The business of major college football was, by law, taken out of the NCAA’s jurisdiction in 1984. Major programs did not want the NCAA regulating their national television appearances. They saw how much money they could make and wanted it all. The United States Supreme Court ruled 7-2 in favor of what is now known as the College Football Playoff.

However, in maximizing profits, the schools had no intention of sharing one cent of this new money with the players. The amateurism they defeated the NCAA over in court, they still wanted the players to operate under those rules. In fact, the NCAA’s only authority over the major college football programs was to punish those that violated the sanctity of what they fought to break away from.

It was another 20 years before college athletes received a scholarship that accurately accounted for the full cost of attendance. That is a result of a lawsuit filed in 2009 by 1995 Men’s Final Four Most Outstanding Player Ed O’Bannon. He saw that his likeness was being used in the NCAA Basketball video game long after he left UCLA, and he still was not receiving any compensation for that.

NIL was ruled by the Supreme Court to be permissible on a state-by-state basis in 2021. In the concurring opinion, beer’s biggest fan, Justice Brett M. Kavanaugh wrote his concurring opinion: “Nowhere else in America can businesses get away with agreeing not to pay their workers a fair market rate on the theory that their product is defined by not paying their workers a fair market rate.”

Guess what is not the fair rate for a college football quarterback or basketball point guard: a trust. When I was 14 and worked at the community center pool, I did not receive a trust. I was paid money for stocking the soap, paper towels, and toilet paper. If those items were not accessible to guests, no one would pay to access the pool.

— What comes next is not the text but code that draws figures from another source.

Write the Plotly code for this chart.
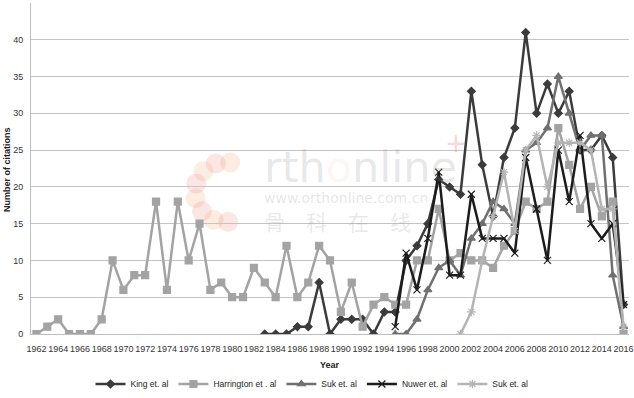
import math
import plotly.graph_objects as go

# ---------------- data ----------------
years_harrington = list(range(1962, 2017))
harrington = [0, 1, 2, 0, 0, 0, 2, 10, 6, 8, 8, 18, 6, 18, 10, 15, 6, 7, 5, 5,
              9, 7, 5, 12, 5, 7, 12, 10, 3, 7, 1, 4, 5, 4, 4, 10, 10, 17, 10, 11,
              10, 10, 9, 12, 14, 18, 17, 18, 28, 23, 17, 20, 16, 18, 0]

years_king = list(range(1983, 2017))
king = [0, 0, 0, 1, 1, 7, 0, 2, 2, 2, 0, 3, 3, 10, 12, 15, 21, 20, 19, 33,
        23, 16, 24, 28, 41, 30, 34, 30, 33, 25, 25, 27, 24, 4]

years_suk1 = list(range(1995, 2017))
suk1 = [0, 0, 2, 6, 9, 10, 8, 13, 15, 18, 17, 15, 25, 26, 28, 35, 30, 25, 27, 27, 8, 1]

years_nuwer = list(range(1995, 2017))
nuwer = [1, 11, 6, 13, 22, 8, 8, 19, 13, 13, 13, 11, 24, 17, 10, 25, 18, 27, 15, 13, 15, 4]

years_suk2 = list(range(2001, 2017))
suk2 = [0, 3, 10, 16, 22, 14, 25, 27, 20, 26, 26, 26, 25, 17, 17, 1]

x_ticks = list(range(1962, 2017, 2))
y_ticks = list(range(0, 46, 5))

# ---------------- figure ----------------
FONT = "Liberation Sans, Arial, sans-serif"
fig = go.Figure()

series = [
    ("King et. al", years_king, king, "#3b3b3b", "diamond", 6, 2.5),
    ("Harrington et . al", years_harrington, harrington, "#a3a3a3", "square", 7, 2.5),
    ("Suk et. al", years_suk1, suk1, "#707070", "triangle-up", 7, 2.5),
    ("Nuwer et. al", years_nuwer, nuwer, "#1c1c1c", "x-thin-open", 7, 2.5),
    ("Suk et. al", years_suk2, suk2, "#b4b4b4", "asterisk-open", 7, 2.5),
]
for name, xs, ys, col, sym, msz, lw in series:
    fig.add_trace(go.Scatter(
        x=xs, y=ys, name=name, mode="lines+markers",
        line=dict(color=col, width=lw),
        marker=dict(symbol=sym, size=msz, color=col,
                    line=dict(color=col, width=1.2)),
    ))

# plot area geometry (pixels) for watermark placement
L, R, T, B = 31, 629, 3, 334
W, H = R - L, B - T


def px(x):
    return (x - L) / W


def py(y):
    return (B - y) / H


annotations = [
    dict(text="<b>Year</b>", x=px(330), y=py(365), xref="paper", yref="paper",
         xanchor="center", yanchor="middle",
         showarrow=False, font=dict(size=9, color="#222", family=FONT)),
    dict(text="<b>Number of citations</b>", x=px(7), y=py(170), xref="paper",
         yref="paper", xanchor="center", yanchor="middle",
         showarrow=False, textangle=-90,
         font=dict(size=9, color="#222", family=FONT)),
    # watermark
    dict(text="rth<span style='color:rgba(235,120,110,0.35)'>o</span>nline",
         x=px(262), y=py(167), xref="paper", yref="paper", xanchor="left",
         yanchor="middle", showarrow=False,
         font=dict(size=43, color="rgba(150,150,150,0.22)", family="DejaVu Sans")),
    dict(text="+", x=px(456), y=py(143), xref="paper", yref="paper",
         xanchor="center", yanchor="middle", showarrow=False,
         font=dict(size=26, color="rgba(235,110,100,0.3)", family="DejaVu Sans")),
    dict(text="www.orthonline.com.cn", x=px(262), y=py(198), xref="paper",
         yref="paper", xanchor="left", yanchor="middle", showarrow=False,
         font=dict(size=14, color="rgba(150,150,150,0.25)", family="DejaVu Sans")),
    dict(text="骨　科　在　线", x=px(262), y=py(221), xref="paper", yref="paper",
         xanchor="left", yanchor="middle", showarrow=False,
         font=dict(size=21, color="rgba(150,150,150,0.22)", family="Noto Sans CJK SC")),
]

shapes = []
cx, cy, rr = 225, 192, 30
for i in range(8):
    a = math.radians(80 + i * 28)
    ex = cx + rr * math.cos(a)
    ey = cy - rr * math.sin(a)
    pr = 10
    col = "rgba(240,170,120,0.22)" if i % 2 == 0 else "rgba(235,130,120,0.2)"
    shapes.append(dict(type="circle", xref="paper", yref="paper",
                       x0=px(ex - pr), x1=px(ex + pr), y0=py(ey + pr), y1=py(ey - pr),
                       fillcolor=col, line=dict(width=0), layer="below"))

fig.update_layout(
    width=634, height=398,
    margin=dict(l=L, r=634 - R, t=T, b=398 - B, autoexpand=False),
    paper_bgcolor="white", plot_bgcolor="white",
    font=dict(family=FONT, size=9, color="#333"),
    showlegend=True,
    legend=dict(orientation="h", x=px(312), xanchor="center", y=py(384),
                yanchor="middle", font=dict(size=8.5, color="#222", family=FONT),
                itemwidth=30, tracegroupgap=0, bgcolor="rgba(0,0,0,0)"),
    annotations=annotations,
    shapes=shapes,
)
fig.update_xaxes(
    range=[1961.5, 2016.5], tickmode="array", tickvals=x_ticks,
    ticktext=[str(v) for v in x_ticks], showgrid=False, zeroline=False,
    showline=True, linecolor="#bdbdbd", linewidth=1, ticks="",
    tickangle=0, automargin=False,
    ticklabelstandoff=6, tickfont=dict(size=9, color="#333"),
)
fig.update_yaxes(
    range=[0, 45], tickmode="array", tickvals=y_ticks, showgrid=True,
    gridcolor="#c4c4c4", gridwidth=1, zeroline=False, showline=True,
    linecolor="#bdbdbd", linewidth=1, ticks="", ticklabelstandoff=5,
    automargin=False, tickfont=dict(size=9, color="#333"),
)

fig.write_html("out.html", config={"displayModeBar": False},
               post_script="document.body.style.margin='0';document.body.style.padding='0';")
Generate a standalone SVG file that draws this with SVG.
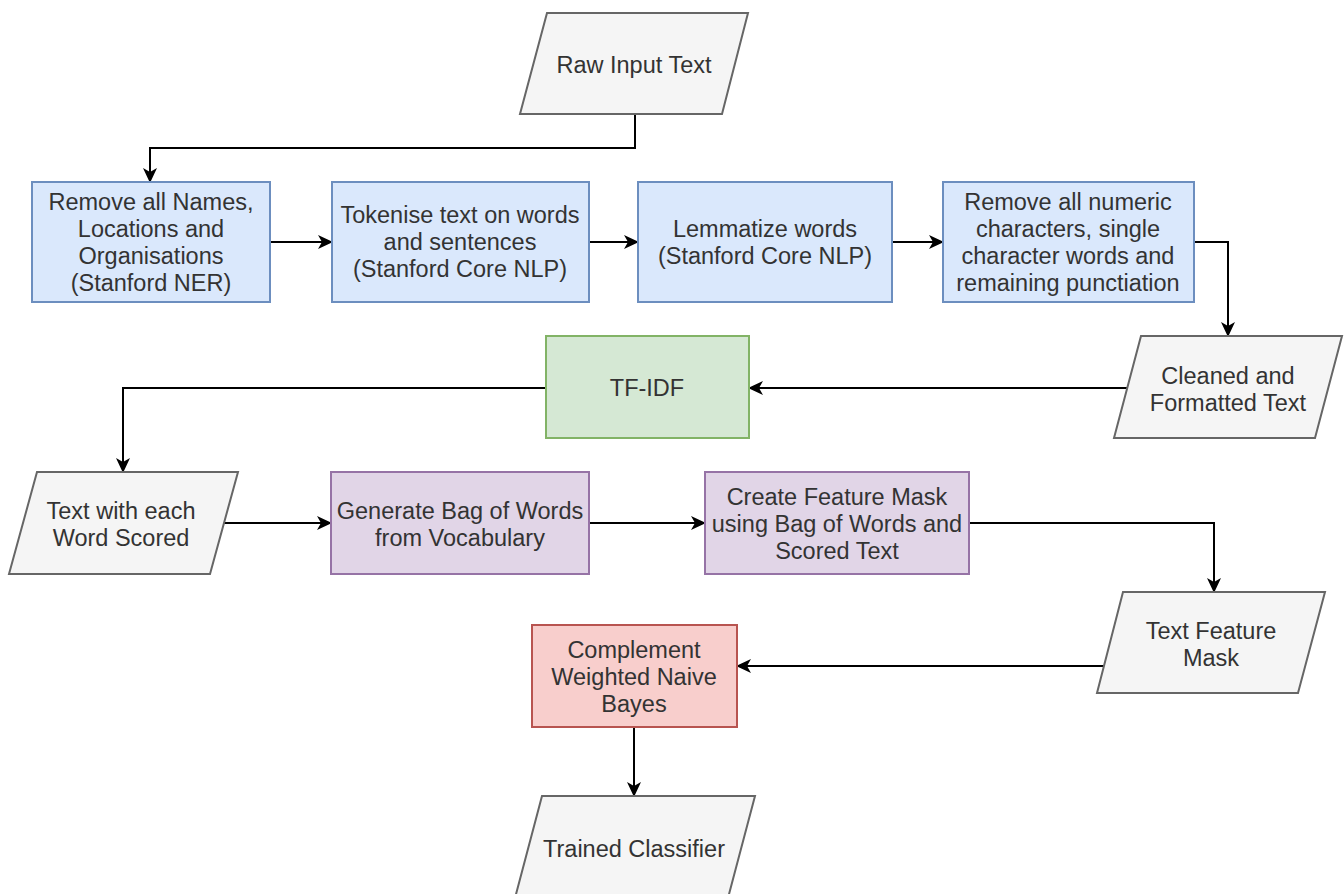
<svg xmlns="http://www.w3.org/2000/svg" width="1344" height="894" viewBox="0 0 1344 894">
<style>
text{font-family:"Liberation Sans",Arial,sans-serif;font-size:23.5px;fill:#333333;text-anchor:middle}
.io{fill:#f5f5f5;stroke:#666666;stroke-width:2}
.blue{fill:#dae8fc;stroke:#6c8ebf;stroke-width:2}
.green{fill:#d5e8d4;stroke:#82b366;stroke-width:2}
.purple{fill:#e1d5e7;stroke:#9673a6;stroke-width:2}
.red{fill:#f8cecc;stroke:#b85450;stroke-width:2}
.edge{fill:none;stroke:#000000;stroke-width:2;marker-end:url(#arr)}
</style>
<defs>
<marker id="arr" markerUnits="userSpaceOnUse" markerWidth="15" markerHeight="14" viewBox="0 0 15 14" refX="14" refY="7" orient="auto">
<path d="M0,0 L15,7 L0,14 L4,7 Z" fill="#000000"/>
</marker>
</defs>
<rect width="1344" height="894" fill="#ffffff"/>
<g id="connectors">
<path class="edge" d="M635,114 V148 H150 V182"/>
<path class="edge" d="M270,242 H332"/>
<path class="edge" d="M589,242 H638"/>
<path class="edge" d="M892,242 H943"/>
<path class="edge" d="M1194,242 H1228 V336"/>
<path class="edge" d="M1127,388 H749"/>
<path class="edge" d="M546,388 H123 V472"/>
<path class="edge" d="M224,523 H331"/>
<path class="edge" d="M589,523 H705"/>
<path class="edge" d="M969,523 H1214 V592"/>
<path class="edge" d="M1104,666 H737"/>
<path class="edge" d="M634,727 V796"/>
</g>
<g id="raw">
<polygon class="io" points="547,13 748,13 722,114 520,114"/>
<text x="634" y="73">Raw Input Text</text>
</g>
<g id="ner">
<rect class="blue" x="32" y="182" width="238" height="120"/>
<text x="151" y="210">Remove all Names,<tspan x="151" dy="27">Locations and</tspan><tspan x="151" dy="27">Organisations</tspan><tspan x="151" dy="27">(Stanford NER)</tspan></text>
</g>
<g id="tokenise">
<rect class="blue" x="332" y="182" width="257" height="120"/>
<text x="460" y="223">Tokenise text on words<tspan x="460" dy="27">and sentences</tspan><tspan x="460" dy="27">(Stanford Core NLP)</tspan></text>
</g>
<g id="lemmatize">
<rect class="blue" x="638" y="182" width="254" height="120"/>
<text x="765" y="237">Lemmatize words<tspan x="765" dy="27">(Stanford Core NLP)</tspan></text>
</g>
<g id="removenum">
<rect class="blue" x="943" y="182" width="251" height="120"/>
<text x="1068" y="210">Remove all numeric<tspan x="1068" dy="27">characters, single</tspan><tspan x="1068" dy="27">character words and</tspan><tspan x="1068" dy="27">remaining punctiation</tspan></text>
</g>
<g id="cleaned">
<polygon class="io" points="1141,336 1342,336 1315,438 1114,438"/>
<text x="1228" y="384">Cleaned and<tspan x="1228" dy="27">Formatted Text</tspan></text>
</g>
<g id="tfidf">
<rect class="green" x="546" y="336" width="203" height="102"/>
<text x="647" y="396">TF-IDF</text>
</g>
<g id="scored">
<polygon class="io" points="37,472 238,472 210,574 9,574"/>
<text x="121" y="519">Text with each<tspan x="121" dy="27">Word Scored</tspan></text>
</g>
<g id="bow">
<rect class="purple" x="331" y="472" width="258" height="102"/>
<text x="460" y="519">Generate Bag of Words<tspan x="460" dy="27">from Vocabulary</tspan></text>
</g>
<g id="mask">
<rect class="purple" x="705" y="472" width="264" height="102"/>
<text x="837" y="505">Create Feature Mask<tspan x="837" dy="27">using Bag of Words and</tspan><tspan x="837" dy="27">Scored Text</tspan></text>
</g>
<g id="tfm">
<polygon class="io" points="1123,592 1325,592 1298,693 1097,693"/>
<text x="1211" y="639">Text Feature<tspan x="1211" dy="27">Mask</tspan></text>
</g>
<g id="cwnb">
<rect class="red" x="532" y="625" width="205" height="102"/>
<text x="634" y="658">Complement<tspan x="634" dy="27">Weighted Naive</tspan><tspan x="634" dy="27">Bayes</tspan></text>
</g>
<g id="trained">
<polygon class="io" points="542,796 755,796 728,898 515,898"/>
<text x="634" y="857">Trained Classifier</text>
</g>
</svg>
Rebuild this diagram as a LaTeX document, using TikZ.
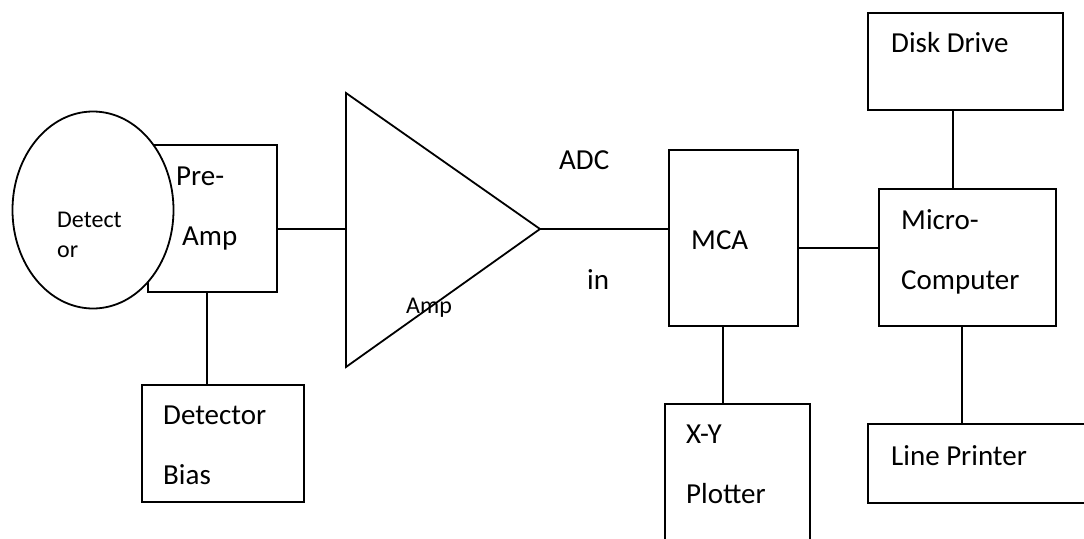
\documentclass[tikz,border=0pt]{standalone}
\usepackage{fontspec}
\setmainfont{Carlito}
\usetikzlibrary{positioning,calc,shapes.geometric}
\tikzset{
  box/.style={draw=black,line width=1.8pt,fill=white,inner sep=0pt},
  disc/.style={ellipse,draw=black,line width=1.8pt,fill=white,inner sep=0pt},
  wire/.style={draw=black,line width=1.8pt},
  lbl/.style={anchor=base west,inner sep=0pt,font=\fontsize{29}{35}\selectfont},
  smalllbl/.style={anchor=base west,inner sep=0pt,font=\fontsize{24}{29}\selectfont}}

\begin{document}
\begin{tikzpicture}[x=1pt,y=-1pt]
  \useasboundingbox (0,0) rectangle (1084,538);
  \clip (0,0) rectangle (1084,538);
  % detector and pre-amp
  \node[box,minimum width=129pt,minimum height=147pt] (pre) at (212.5,218.5) {};
  \node[disc,minimum width=161pt,minimum height=197pt] (det) at (93,210) {};
  \node[box,minimum width=162pt,minimum height=117pt] (bias) at (223,443.5) {};
  % amplifier
  \coordinate (amptop) at (346,93);
  \coordinate (ampbot) at (346,367);
  \coordinate (amptip) at (540,229);
  \coordinate (ampin) at (346,229);
  \draw[wire,line join=miter] (amptop) -- (amptip) -- (ampbot) -- cycle;
  % analyser and computer
  \node[box,minimum width=129pt,minimum height=176pt] (mca) at (733.5,238) {};
  \node[box,minimum width=145pt,minimum height=170pt] (xy) at (737.5,489) {};
  \node[box,minimum width=177pt,minimum height=137pt] (micro) at (967.5,257.5) {};
  \node[box,minimum width=195pt,minimum height=97pt] (disk) at (965.5,61.5) {};
  \node[box,minimum width=242pt,minimum height=79pt] (lp) at (989,463.5) {};
  % connections
  \draw[wire] (ampin -| pre.east) -- (ampin);
  \draw[wire] ([xshift=-5.5pt]pre.south) -- ([xshift=-5.5pt]pre.south |- bias.north);
  \draw[wire] (amptip) -- (amptip -| mca.west);
  \draw[wire] ([xshift=-10.5pt]mca.south) -- ([xshift=-10.5pt]mca.south |- xy.north);
  \draw[wire] ([yshift=-10pt]mca.east) -- ([yshift=-10pt]mca.east -| micro.west);
  \draw[wire] ([xshift=-12.5pt]disk.south) -- ([xshift=-12.5pt]disk.south |- micro.north);
  \draw[wire] ([xshift=-5.5pt]micro.south) -- ([xshift=-5.5pt]micro.south |- lp.north);
  % labels
  \node[smalllbl] (dett1) at (57,227) {Detect};
  \node[smalllbl] (dett2) at (57,257) {or};
  \node[lbl] (pret1) at (176,185) {Pre-};
  \node[lbl] (pret2) at (182,245) {Amp};
  \node[lbl] (biast1) at (163,424) {Detector};
  \node[lbl] (biast2) at (163,484) {Bias};
  \node[smalllbl] (ampt) at (406,313) {Amp};
  \node[lbl] (adct1) at (559,169) {ADC};
  \node[lbl] (adct2) at (587,289) {in};
  \node[lbl] (mcat) at (691,249) {MCA};
  \node[lbl] (xyt1) at (686,443) {X-Y};
  \node[lbl] (xyt2) at (686,503) {Plotter};
  \node[lbl] (microt1) at (901,229) {Micro-};
  \node[lbl] (microt2) at (901,289) {Computer};
  \node[lbl] (diskt) at (891,52) {Disk Drive};
  \node[lbl] (lpt) at (891,465) {Line Printer};
\end{tikzpicture}
\end{document}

College athletes at major programs generate an enormous amount of revenue. No one would pay to attend — and media companies certainly wouldn’t fork over billions of dollars to air — a football game at Michigan Stadium, Bryant-Denny Stadium, or anywhere else without football players. So Baker’s conclusion is that due compensation for players is them getting paid for advertising through the schools, and receiving money that they can’t immediately access.

This is, again, another example of America slugging forward an inch towards justice, and then standing tall and expecting a round of applause for progress. The schools are not these players’ wealthy parents. They profit a great deal from hours of work and travel by the players.

Baker’s goal is not to give the college athletes their much deserved piece of the pie. He is clutching to his chest with all of his might what is left of the original model of college sports. Per the Yahoo story, the NCAA does not support the concept of revenue sharing, “pay for play” will still not be allowed, and the NCAA is still very much trying to avoid the athletes being declared employees.

This proposal is no revolutionary act. It is the power brokers in college sports scrambling to present something that looks a little bit better than what they were doing before.

The American way: Don’t fix the problem, just make it look better.